▸ **Work to be completed**
Without the pictures, write out all the lines below exactly as they appear.
___ Dataset extract
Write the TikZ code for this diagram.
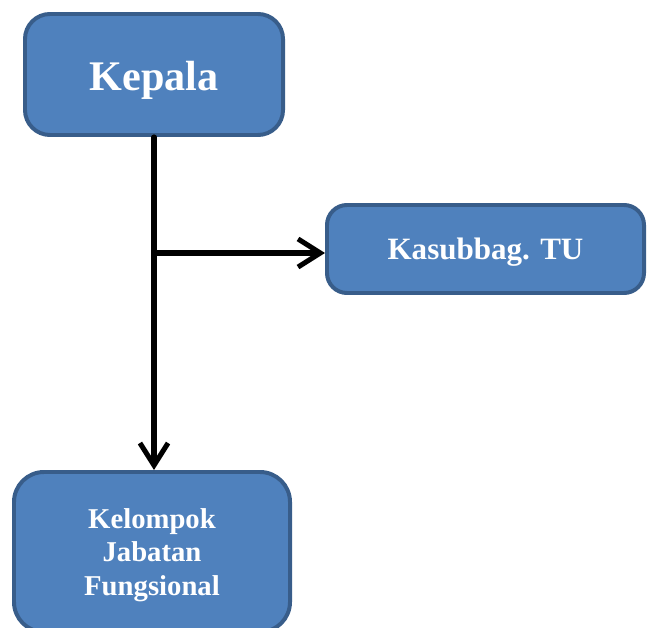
\documentclass[tikz,border=0pt]{standalone}
\usepackage{fontspec}
\setmainfont{Liberation Serif}
\usetikzlibrary{arrows.meta}
\definecolor{isibiru}{HTML}{4F81BD}
\definecolor{garisbiru}{HTML}{385D8A}
\tikzset{
  kotak/.style={draw=garisbiru, fill=isibiru, line width=3.4pt, text=white,
    font=\bfseries, align=center, inner sep=0pt, text depth=0pt},
  panah/.style={line width=4.3pt, line cap=round, line join=round,
    -{Straight Barb[length=19pt,width=24pt,line width=4.3pt]}}
}
\begin{document}
\begin{tikzpicture}[x=0.03cm,y=-0.03cm]
  \useasboundingbox (0,0) rectangle (647,628);
  % Kotak jabatan
  \node[kotak, minimum width=7.74cm, minimum height=3.63cm, rounded corners=0.75cm,
    font=\bfseries\fontsize{36}{40}\selectfont] (kepala) at (154,74.5)
    {\raisebox{-3pt}{Kepala}};
  \node[kotak, minimum width=9.51cm, minimum height=2.64cm, rounded corners=0.6cm,
    font=\bfseries\fontsize{26.5}{30}\selectfont] (kasubbag) at (485.5,249) {Kasubbag. TU};
  \node[kotak, minimum width=8.28cm, minimum height=4.8cm, rounded corners=0.9cm,
    font=\bfseries\fontsize{24.5}{28.5}\selectfont] (kelompok) at (152,552)
    {Kelompok\\Jabatan\\Fungsional};
  % Garis hubung
  \coordinate (cabang) at (kepala.south |- 0,253);
  \draw[panah] (kepala.south) -- (kepala.south |- kelompok.north);
  \draw[panah] (cabang) -- (cabang -| kasubbag.west);
\end{tikzpicture}
\end{document}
______
▸ **Result**
Write the TikZ code for this diagram.
\documentclass[tikz,border=0pt]{standalone}
\usepackage{fontspec}
\setmainfont{Liberation Serif}
\usetikzlibrary{arrows.meta}
\definecolor{isibiru}{HTML}{4F81BD}
\definecolor{garisbiru}{HTML}{385D8A}
\tikzset{
  kotak/.style={draw=garisbiru, fill=isibiru, line width=3.4pt, text=white,
    font=\bfseries, align=center, inner sep=0pt, text depth=0pt},
  panah/.style={line width=4.3pt, line cap=round, line join=round,
    -{Straight Barb[length=19pt,width=24pt,line width=4.3pt]}}
}
\begin{document}
\begin{tikzpicture}[x=0.03cm,y=-0.03cm]
  \useasboundingbox (0,0) rectangle (647,628);
  % Kotak jabatan
  \node[kotak, minimum width=7.74cm, minimum height=3.63cm, rounded corners=0.75cm,
    font=\bfseries\fontsize{36}{40}\selectfont] (kepala) at (154,74.5)
    {\raisebox{-3pt}{Kepala}};
  \node[kotak, minimum width=9.51cm, minimum height=2.64cm, rounded corners=0.6cm,
    font=\bfseries\fontsize{26.5}{30}\selectfont] (kasubbag) at (485.5,249) {Kasubbag. TU};
  \node[kotak, minimum width=8.28cm, minimum height=4.8cm, rounded corners=0.9cm,
    font=\bfseries\fontsize{24.5}{28.5}\selectfont] (kelompok) at (152,552)
    {Kelompok\\Jabatan\\Fungsional};
  % Garis hubung
  \coordinate (cabang) at (kepala.south |- 0,253);
  \draw[panah] (kepala.south) -- (kepala.south |- kelompok.north);
  \draw[panah] (cabang) -- (cabang -| kasubbag.west);
\end{tikzpicture}
\end{document}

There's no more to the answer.